Buchberger theory and algorithm, which were stated for polynomial rings over a field, were earlier extended essentially in two different directions: on one hand relaxing the assumption on the coefficients, allowing to deal with, at least, an effective principal ideal ring; on the other hand dropping commutativity of the variables.

This allowed me, based on the lifting theorem presentation put forward by Möller and Pritchard, to introduce both Buchberger theory and algorithm in the generic setting of a monoid ring R[S] provided that both the ring R and the monoid S are sufficiently effective.

Actually, the Möller–Pritchard formulation of Buchberger theory can also be easily applied to cover Kandri-Rody–Weispfenning's solvable polynomial rings and even to relax the restriction requiring that variables and coefficients commute, covering at least multivariate Ore extensions.

This is not sufficient to cover other important settings on which a Buchberger theory and algorithm have been provided: on one hand the extension to group rings and path algebras, which requires the notion and tool of saturation and which has been formalized and settled by Birgit Reinert under the concept of function rings; on the other hand the rings introduced by Tamari and tested by V. Weispfenning, the researcher who strongly forced and extended the limits of Buchberger's theory.
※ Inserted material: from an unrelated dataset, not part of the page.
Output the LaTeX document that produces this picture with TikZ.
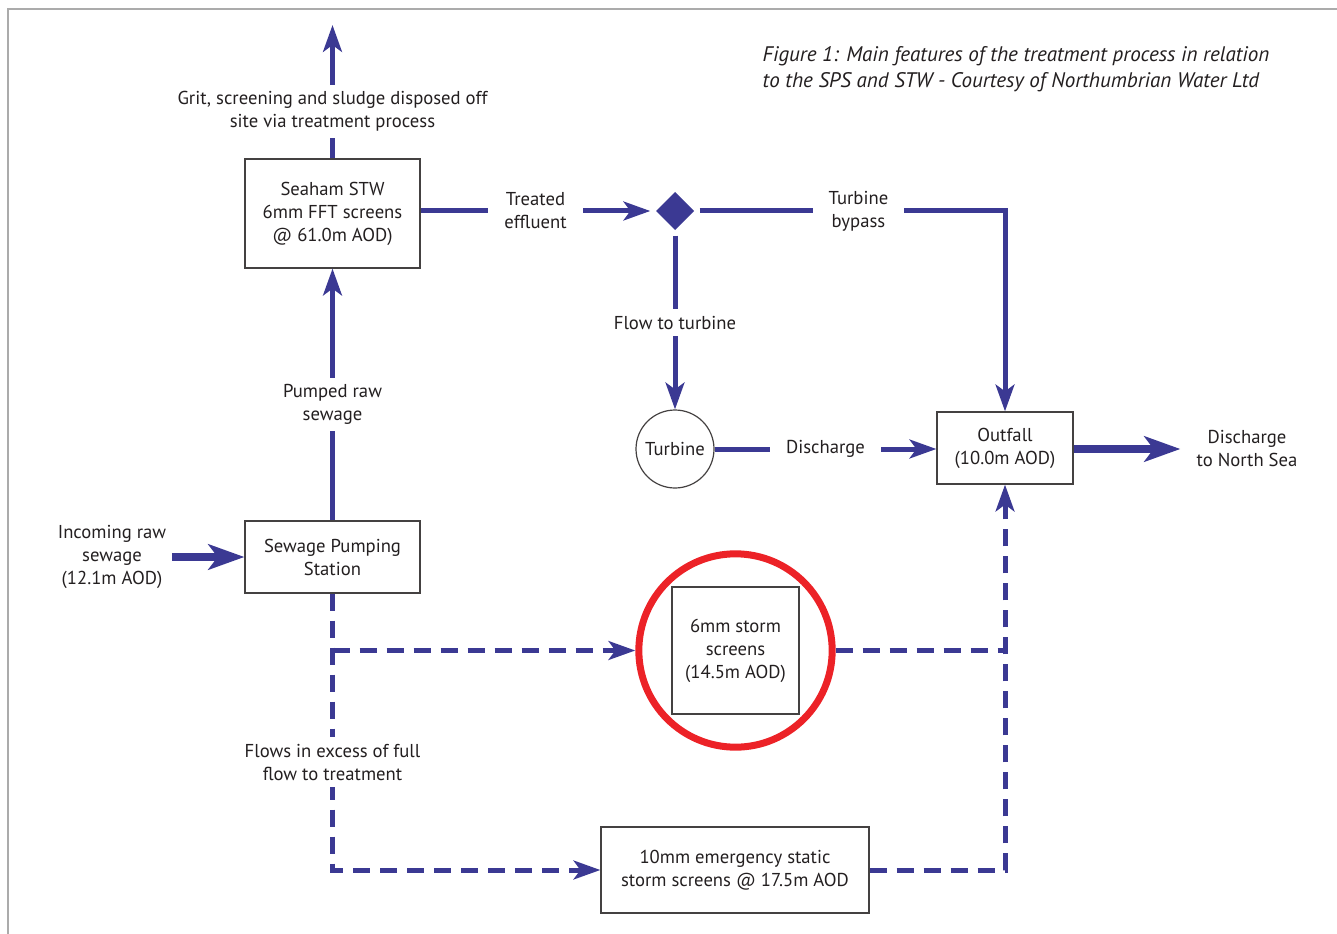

In both cases, as we have seen, their solution can be reformulated via Spear's Theorem.

Spear's theorem states that, given a quotient ring A = Q/I of a ring Q which has a Buchberger theory, the projection Π : Q ↠ A and an ideal J ⊂ A and denoting J ′ := Π⁻¹(J) = J + I and F a Gröbner basis of J′, then a Gröbner basis of J′ can be easily extracted from Π(F). We must specify from the beginning that this cannot be considered as an approach for computing Gröbner bases, if for no other reason than the obvious Noetherianity problem, but also as a central tool, together with the Zacharias–Szekeres results, for developing a Buchberger theory and algorithm for an effectively given ring along the footpath established by the Möller–Pritchard formulation.